News Analysis: What’s the future for the commission on the Future of Public Education?
Shawn Cunningham | Jan 29, 2025 | Comments 0
By Shawn Cunningham
© 2025 Telegraph Publishing LLC
The commission was set up by the legislature last year to look at Vermont’s public education system and make recommendations that would give all students “quality educational opportunities in an efficient, sustainable, and equitable education system.” The main driver behind this was the public outcry at the large jump in the property taxes that fund most of the state’s public education system.
The administration’s new proposal would change the funding formula so schools would get an amount set by the state to educate its students. It would also eliminate the current system of 119 school districts and 52 supervisory unions and replace it with five school districts, each with one school board and one central office.
One of Saunders’ slides titled “School Scale” included the following bullet points:
- Regional comprehensive high schools, central middle schools and local elementaries;
- Collaborative planning and investment to leverage school buildings as community assets if they are closed;
- Measuring which schools are small by necessity and which are small by choice;
- Measuring viability of a school system to ensure that it is able to deliver on requirements for quality education and financial sustainability.
The proposal represents a very large shift in the way education is funded as well as a move from local to regional (and state) control of schools. These are among the long list of ideas brought forward by the commission in its preliminary report to the legislature. But if the General Assembly moves forward with the administration’s proposal, there remains the question about what the commission should be doing for the coming year.

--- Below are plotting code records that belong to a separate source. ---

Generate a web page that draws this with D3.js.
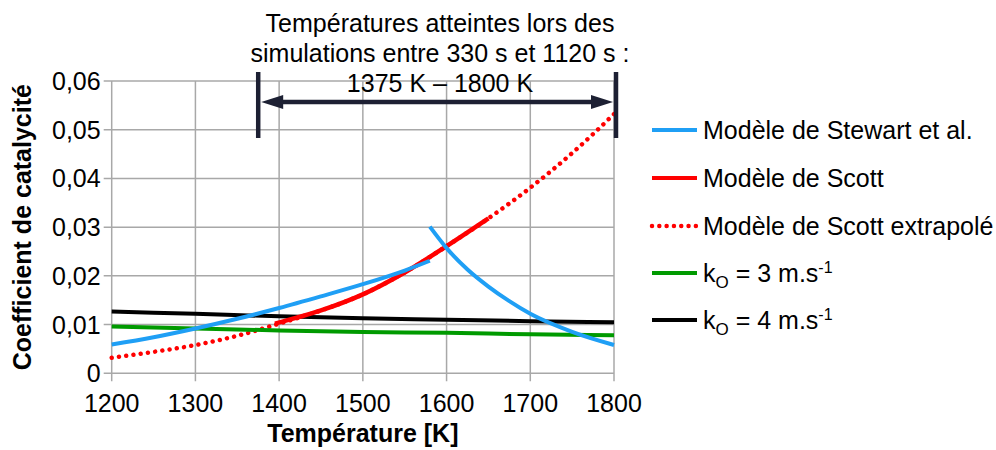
<!DOCTYPE html>
<html>
<head>
<meta charset="utf-8">
<script src="https://cdn.jsdelivr.net/npm/d3@7"></script>
<style>
  html, body { margin: 0; padding: 0; background: #fff; }
  svg { display: block; font-family: "Liberation Sans", Arial, sans-serif; }
</style>
</head>
<body>
<svg id="chart" width="996" height="450"></svg>
<script>
// ---- data ----
const xTicks = [1200, 1300, 1400, 1500, 1600, 1700, 1800];
const yTicks = [0, 0.01, 0.02, 0.03, 0.04, 0.05, 0.06];
const yTickLabels = ["0", "0,01", "0,02", "0,03", "0,04", "0,05", "0,06"];

const stewartLowT = [1200, 1250, 1300, 1350, 1400, 1450, 1500, 1550, 1580];
const stewartLowV = [0.0059, 0.0074, 0.0092, 0.0112, 0.0134, 0.0158, 0.0183, 0.0211, 0.0231];
const stewartHighT = [1580, 1600, 1625, 1650, 1675, 1700, 1750, 1800];
const stewartHighV = [0.0301, 0.0257, 0.0213, 0.0178, 0.0148, 0.0122, 0.0085, 0.0058];

const scottT = [1395, 1450, 1500, 1550, 1600, 1650];
const scottV = [0.0102, 0.0129, 0.0162, 0.0207, 0.0261, 0.0318];

const scottExtT = [1200, 1250, 1300, 1350, 1400, 1450, 1500, 1550, 1600, 1650, 1700, 1750, 1800];
const scottExtV = [0.0032, 0.0044, 0.0058, 0.0077, 0.0102, 0.0129, 0.0162, 0.0207, 0.0261, 0.0318, 0.0381, 0.0452, 0.0532];

const kT = [1200, 1300, 1400, 1500, 1600, 1700, 1800];
const k3V = [0.0096, 0.0092, 0.0088, 0.0085, 0.0083, 0.0080, 0.0078];
const k4V = [0.0127, 0.0122, 0.0117, 0.0113, 0.0110, 0.0107, 0.0105];

const rangeT = [1375, 1800];
const titleLines = ["Températures atteintes lors des", "simulations entre 330 s et 1120 s :", "1375 K – 1800 K"];
const xTitle = "Température [K]";
const yTitle = "Coefficient de catalycité";

// ---- layout ----
const svg = d3.select("#chart");
const L = 111.7, R = 614, T = 81, B = 373.3;
const FS = 25;
const x = d3.scaleLinear().domain([1200, 1800]).range([L, R]);
const y = d3.scaleLinear().domain([0, 0.06]).range([B, T]);
const gridColor = "#a8a8a8";
const blue = "#1f9ff5", red = "#ff0000", green = "#009a00", black = "#000000", navy = "#1d2033";

// grid
const g = svg.append("g");
g.selectAll("line.hg").data(yTicks).join("line")
  .attr("x1", L - 8).attr("x2", R).attr("y1", d => y(d)).attr("y2", d => y(d))
  .attr("stroke", gridColor).attr("stroke-width", 1.5);
g.selectAll("line.vg").data(xTicks).join("line")
  .attr("x1", d => x(d)).attr("x2", d => x(d)).attr("y1", T).attr("y2", B + 8)
  .attr("stroke", gridColor).attr("stroke-width", 1.5);

// tick labels
g.selectAll("text.yl").data(yTicks).join("text")
  .attr("x", L - 11).attr("y", d => y(d) + 9)
  .attr("text-anchor", "end").attr("font-size", FS).attr("fill", "#000")
  .text((d, i) => yTickLabels[i]);
g.selectAll("text.xl").data(xTicks).join("text")
  .attr("x", d => x(d)).attr("y", 412)
  .attr("text-anchor", "middle").attr("font-size", FS).attr("fill", "#000")
  .text(d => d);

// axis titles
svg.append("text").attr("x", (L + R) / 2).attr("y", 442)
  .attr("text-anchor", "middle").attr("font-size", FS).attr("font-weight", "bold")
  .text(xTitle);
svg.append("text").attr("transform", `translate(31,${(T + B) / 2}) rotate(-90)`)
  .attr("text-anchor", "middle").attr("font-size", FS).attr("font-weight", "bold")
  .text(yTitle);

// lines
const line = (ts, vs) => d3.line().curve(d3.curveMonotoneX)
  .x((d, i) => x(ts[i])).y((d, i) => y(vs[i]))(vs);

svg.append("path").attr("d", line(scottExtT, scottExtV))
  .attr("fill", "none").attr("stroke", red).attr("stroke-width", 4.5)
  .attr("stroke-linecap", "round").attr("stroke-dasharray", "0.01 7.3");
svg.append("path").attr("d", line(kT, k3V))
  .attr("fill", "none").attr("stroke", green).attr("stroke-width", 4);
svg.append("path").attr("d", line(kT, k4V))
  .attr("fill", "none").attr("stroke", black).attr("stroke-width", 4);
svg.append("path").attr("d", line(scottT, scottV))
  .attr("fill", "none").attr("stroke", red).attr("stroke-width", 4.5);
svg.append("path").attr("d", line(stewartLowT, stewartLowV))
  .attr("fill", "none").attr("stroke", blue).attr("stroke-width", 4);
svg.append("path").attr("d", line(stewartHighT, stewartHighV))
  .attr("fill", "none").attr("stroke", blue).attr("stroke-width", 4);

// annotation
const ann = svg.append("g");
rangeT.forEach(t => {
  const xx = x(t) + (t === 1800 ? 2 : 0);
  ann.append("line").attr("x1", xx).attr("x2", xx)
    .attr("y1", 72).attr("y2", 138).attr("stroke", navy).attr("stroke-width", 4.5);
});
const ax1 = x(rangeT[0]) + 3, ax2 = x(rangeT[1]) - 1, ay = 102;
ann.append("line").attr("x1", ax1 + 16).attr("x2", ax2 - 16).attr("y1", ay).attr("y2", ay)
  .attr("stroke", navy).attr("stroke-width", 4.5);
ann.append("path").attr("d", `M${ax1},${ay} L${ax1 + 22},${ay - 7} L${ax1 + 22},${ay + 7} Z`).attr("fill", navy);
ann.append("path").attr("d", `M${ax2},${ay} L${ax2 - 22},${ay - 7} L${ax2 - 22},${ay + 7} Z`).attr("fill", navy);
titleLines.forEach((s, i) => {
  svg.append("text").attr("x", 440).attr("y", 31.5 + i * 30)
    .attr("text-anchor", "middle").attr("font-size", FS).attr("fill", "#000").text(s);
});

// legend
const legY = [130, 178, 226, 273, 320];
const leg = svg.append("g");
const legItems = [
  {c: blue, dash: null, t: "Modèle de Stewart et al."},
  {c: red, dash: null, t: "Modèle de Scott"},
  {c: red, dash: "0.01 7.3", t: "Modèle de Scott extrapolé"},
  {c: green, dash: null, k: "3"},
  {c: black, dash: null, k: "4"}
];
legItems.forEach((it, i) => {
  const ly = legY[i];
  const ln = leg.append("line").attr("x1", 652).attr("x2", 697).attr("y1", ly).attr("y2", ly)
    .attr("stroke", it.c).attr("stroke-width", it.dash ? 4.5 : 4);
  if (it.dash) ln.attr("stroke-dasharray", it.dash).attr("stroke-linecap", "round");
  const tx = leg.append("text").attr("x", 703).attr("y", ly + 9).attr("font-size", FS).attr("fill", "#000");
  if (it.t) tx.text(it.t);
  else {
    tx.append("tspan").text("k");
    tx.append("tspan").attr("font-size", 17).attr("dy", 6).text("O");
    tx.append("tspan").attr("dy", -6).text(" = " + it.k + " m.s");
    tx.append("tspan").attr("font-size", 16).attr("dy", -9).text("-1");
  }
});
</script>
</body>
</html>
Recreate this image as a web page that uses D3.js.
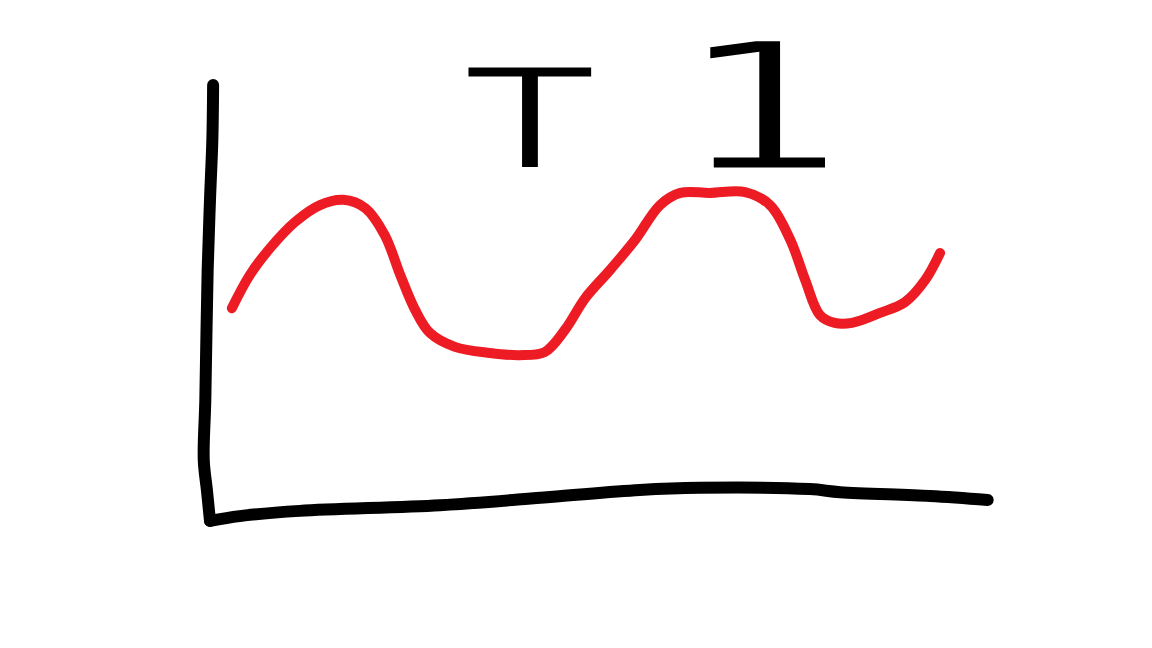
<!DOCTYPE html>
<html>
<head>
	<style>
		body {
		  margin: 0;
		  background: white;
		}
	</style>
	<script src="https://d3js.org/d3.v7.min.js"></script>
</head>
<body>
	<svg id="chart" width="1152" height="648"></svg>
</body>

<script>
// hand drawn chart: wobbly axes, red wave, title "T 1"
// all values in chart units 0..100 on both axes

// red line
var waveX = [2.8, 5.1, 7.7, 10.9, 14.1, 17.1, 19.9, 22.4, 24.4, 26.3, 28.2, 31.4, 35.9, 39.7, 42.9, 45.5,
             48.1, 51.3, 54.5, 57.7, 60.3, 64.1, 68.6, 71.8, 74.4, 76.3, 78.2, 80.1, 82.3, 85.9, 89.1, 91.7, 93.6];
var waveY = [48.7, 56.3, 62.5, 68.5, 72.4, 73.6, 71.7, 65.5, 56.3, 48.3, 43.0, 39.8, 38.4, 37.9, 38.6, 43.7,
             51.0, 57.5, 64.4, 72.4, 75.2, 75.2, 75.4, 72.4, 64.4, 55.2, 47.1, 45.3, 45.3, 47.6, 50.1, 55.2, 61.4];

// y axis stroke, top to bottom
var yAxisX = [0.4, 0.3, 0.0, -0.3, -0.6, -0.8, -0.4, 0.0];
var yAxisY = [100, 87.4, 73.6, 57.5, 27.6, 13.8, 6.9, -0.2];

// x axis stroke, left to right
var xAxisX = [0.0, 3.8, 11.5, 29.5, 43.6, 55.1, 62.8, 76.9, 80.8, 92.3, 99.7];
var xAxisY = [-0.2, 0.9, 2.1, 3.4, 5.3, 6.9, 7.4, 7.1, 6.4, 5.5, 4.6];

var titleParts = ["T", "1"];

var svg = d3.select("svg#chart");

let xScale = d3.scaleLinear()
	.domain([0, 100])
	.range([210, 990]);
let yScale = d3.scaleLinear()
	.domain([0, 100])
	.range([520, 85]);

function zip(xs, ys){
	return xs.map(function(x, i){ return [x, ys[i]]; });
}

let smoothGen = d3.line()
	.x(d => xScale(d[0]))
	.y(d => yScale(d[1]))
	.curve(d3.curveCatmullRom.alpha(0.5));

// axes
svg.append("path")
	.datum(zip(yAxisX, yAxisY))
	.attr("d", smoothGen)
	.attr("fill", "none")
	.attr("stroke", "black")
	.attr("stroke-width", 12)
	.attr("stroke-linecap", "round")
	.attr("stroke-linejoin", "round");

svg.append("path")
	.datum(zip(xAxisX, xAxisY))
	.attr("d", smoothGen)
	.attr("fill", "none")
	.attr("stroke", "black")
	.attr("stroke-width", 12)
	.attr("stroke-linecap", "round")
	.attr("stroke-linejoin", "round");

// the red wave
svg.append("path")
	.datum(zip(waveX, waveY))
	.attr("d", smoothGen)
	.attr("fill", "none")
	.attr("stroke", "#ed1c24")
	.attr("stroke-width", 10)
	.attr("stroke-linecap", "round")
	.attr("stroke-linejoin", "round");

// title, two big hand lettered characters
svg.append("text")
	.attr("transform", "translate(" + xScale(41) + "," + 166 + ") scale(1.6,1.02)")
	.attr("text-anchor", "middle")
	.style("font-family", "Lato")
	.style("font-weight", 300)
	.style("font-size", "134px")
	.attr("fill", "black")
	.attr("stroke", "black")
	.attr("stroke-width", 3)
	.text(titleParts[0]);

// mono "1" has the wide foot; a white edge stroke thins it down to pen width
svg.append("text")
	.attr("transform", "translate(" + xScale(70.5) + "," + 170 + ") scale(1.65,1)")
	.attr("text-anchor", "middle")
	.style("font-family", "DejaVu Sans Mono")
	.style("font-size", "180px")
	.attr("fill", "black")
	.attr("stroke", "white")
	.attr("stroke-width", 5)
	.text(titleParts[1]);
</script>
</html>
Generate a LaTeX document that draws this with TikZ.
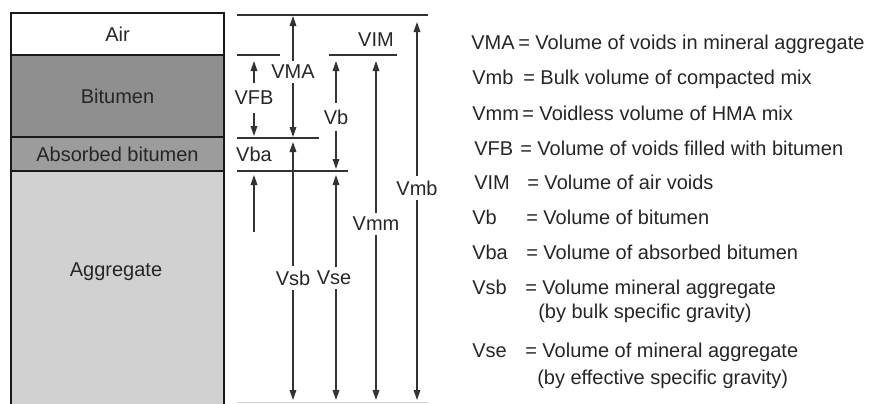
\documentclass[tikz,border=0pt]{standalone}
\usepackage{fontspec}
\setmainfont{Liberation Sans}
\usetikzlibrary{arrows.meta}

\begin{document}
\begin{tikzpicture}[x=0.75pt, y=-0.75pt,
    layer/.style={draw=black!90, line width=1.5pt, fill=#1, minimum width=159.75pt,
                  inner sep=0pt, font=\fontsize{15}{18}\selectfont, text=black!85},
    txt/.style={font=\fontsize{15}{18}\selectfont, text=black!85, inner sep=3pt},
    leg/.style={txt, anchor=base west, inner sep=0pt},
    lvl/.style={black!80, line width=0.9pt},
    arr/.style={-{Triangle[length=7.5pt, width=5pt]}, black!80, line width=0.9pt}
  ]
  \useasboundingbox (0,0) rectangle (876,404);

  % Layers of the mix
  \node[layer=white, minimum height=31.5pt] (air) at (117.5,34) {Air};
  \node[layer=black!44, minimum height=61.5pt] (bit) at (117.5,96) {Bitumen};
  \node[layer=black!39, minimum height=25.5pt] (abs) at (117.5,154) {Absorbed bitumen};
  \node[layer=black!18, minimum height=179.25pt] (agg) at (117.5,290.5) {};
  \node[txt] (aggtxt) at (116,272) {Aggregate};

  % Level lines
  \coordinate (l0a) at (237,15);  \coordinate (l0b) at (428,15);
  \coordinate (l1a) at (237,55);  \coordinate (l1b) at (280,55);
  \coordinate (l1c) at (329,55);  \coordinate (l1d) at (397,55);
  \coordinate (l2a) at (237,138); \coordinate (l2b) at (319,138);
  \coordinate (l3a) at (237,171); \coordinate (l3b) at (348,171);
  \coordinate (l4a) at (237,402); \coordinate (l4b) at (428,402);
  \draw[lvl] (l0a) -- (l0b);
  \draw[lvl] (l1a) -- (l1b);
  \draw[lvl] (l1c) -- (l1d);
  \draw[lvl] (l2a) -- (l2b);
  \draw[lvl] (l3a) -- (l3b);
  \draw[black!18, line width=0.6pt] (l4a) -- (l4b);

  % Dimension labels
  \node[txt, inner ysep=6pt] (vfb) at (254,98) {VFB};
  \node[txt] (vma) at (293,72) {VMA};
  \node[txt, inner ysep=5pt] (vb) at (336,117) {Vb};
  \node[txt] (vim) at (376,40) {VIM};
  \node[txt] (vba) at (254,154) {Vba};
  \node[txt] (vsb) at (293,278) {Vsb};
  \node[txt] (vse) at (334,278) {Vse};
  \node[txt] (vmm) at (376,224) {Vmm};
  \node[txt] (vmb) at (417,188) {Vmb};

  % Arrow ends
  \coordinate (vfbT) at (254,61);  \coordinate (vfbB) at (254,136);
  \coordinate (vmaT) at (293,16);  \coordinate (vmaB) at (293,137);
  \coordinate (vbT) at (336,61);   \coordinate (vbB) at (336,169);
  \coordinate (vbaS) at (254,232); \coordinate (vbaT) at (254,175);
  \coordinate (vsbT) at (293,142); \coordinate (vsbB) at (293,400);
  \coordinate (vseT) at (336,175); \coordinate (vseB) at (336,400);
  \coordinate (vmmT) at (376,61);  \coordinate (vmmB) at (376,400);
  \coordinate (vmbT) at (417,22);  \coordinate (vmbB) at (417,400);

  % Arrows
  \draw[arr] (vfb) -- (vfbT);
  \draw[arr] (vfb) -- (vfbB);
  \draw[arr] (vma) -- (vmaT);
  \draw[arr] (vma) -- (vmaB);
  \draw[arr] (vb) -- (vbT);
  \draw[arr] (vb) -- (vbB);
  \draw[arr] (vbaS) -- (vbaT);
  \draw[arr] (vsb) -- (vsbT);
  \draw[arr] (vsb) -- (vsbB);
  \draw[arr] (vseT |- vse.north) -- (vseT);
  \draw[arr] (vseB |- vse.south) -- (vseB);
  \draw[arr] (vmm) -- (vmmT);
  \draw[arr] (vmm) -- (vmmB);
  \draw[arr] (vmb) -- (vmbT);
  \draw[arr] (vmb) -- (vmbB);

  % Legend
  \node[leg] (kVMA) at (471,49) {VMA};
  \node[leg] (dVMA) at (518,49) {= Volume of voids in mineral aggregate};
  \node[leg] (kVmb) at (472,84) {Vmb};
  \node[leg] (dVmb) at (523,84) {= Bulk volume of compacted mix};
  \node[leg] (kVmm) at (472,120) {Vmm};
  \node[leg] (dVmm) at (522,120) {= Voidless volume of HMA mix};
  \node[leg] (kVFB) at (474,155) {VFB};
  \node[leg] (dVFB) at (520,155) {= Volume of voids filled with bitumen};
  \node[leg] (kVIM) at (474,189) {VIM};
  \node[leg] (dVIM) at (527,189) {= Volume of air voids};
  \node[leg] (kVb) at (472,224) {Vb};
  \node[leg] (dVb) at (526,224) {= Volume of bitumen};
  \node[leg] (kVba) at (472,259) {Vba};
  \node[leg] (dVba) at (526,259) {= Volume of absorbed bitumen};
  \node[leg] (kVsb) at (472,294) {Vsb};
  \node[leg] (dVsb) at (525,294) {= Volume mineral aggregate};
  \node[leg] (dVsb2) at (538,318) {(by bulk specific gravity)};
  \node[leg] (kVse) at (472,357) {Vse};
  \node[leg] (dVse) at (525,357) {= Volume of mineral aggregate};
  \node[leg] (dVse2) at (537,384) {(by effective specific gravity)};

\end{tikzpicture}
\end{document}
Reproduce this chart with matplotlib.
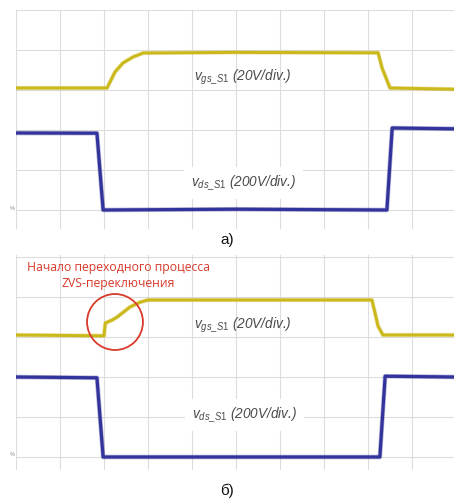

At a Senate Finance Committee meeting last week, state Sen. Scott Beck of St. Johnsbury said, “I think it would be the best thing if the commission disbanded” noting that the commission is made up of people who represent stakeholders (the teachers’ union, independent schools, principals, superintendents and school boards among others) and they will be coming before several legislative committees to plead for their groups.
On the website of the St. Johnsbury Academy, Beck himself is listed as a teacher. St. Johnsbury Academy is a private school approved to receive public funds. With 844 students, the academy is the largest “Approved Independent School” in Vermont. Burr & Burton, located in Manchester, is second with 783.
Commission chair Meagan Roy told the Senate Finance Committee that commission members think it should continue, but feel they need to hear from the legislature to affirm the charge the commission was given or to update what would be most useful to the legislative process.
The establishing legislation, Act 183 that created the commission, calls for recommendations to address the system’s problems including its size and footprint (i.e. “the most efficient and effective number and location of school buildings, school districts, and supervisory unions needed”) and to create a plan to implement necessary changes. Whether the legislature sees the commission as the vehicle for working with such granular detail is yet to be seen.
Also mandated by Act 183 was a robust and equitable public outreach program. Recently, the Agency of Education completed the process of hiring a consultant for the commission. Afton Partners of Illinois was hired to help the commission with communications and engagement with the public. Roy and other commission members have said that function could be helpful in bringing feedback to the legislature as the process continues.
“The commission feels strongly that it has an important role to play in this conversation,” Roy told The Telegraph last Friday. “The administration’s plan may cause the legislature to ask us to do something different, but our focus on engaging the public on whatever ideas are being proposed is a really important part of the conversation.”
In the meantime, the commission is attempting to be as nimble as a group made up of volunteers with full-time jobs can be. At a recent meeting of its steering group, members decided not meet as subcommittees and add a second meeting of the full commission to every month. The next meeting of the commission is scheduled for Monday, Feb. 3. Afton consultants will be in attendance.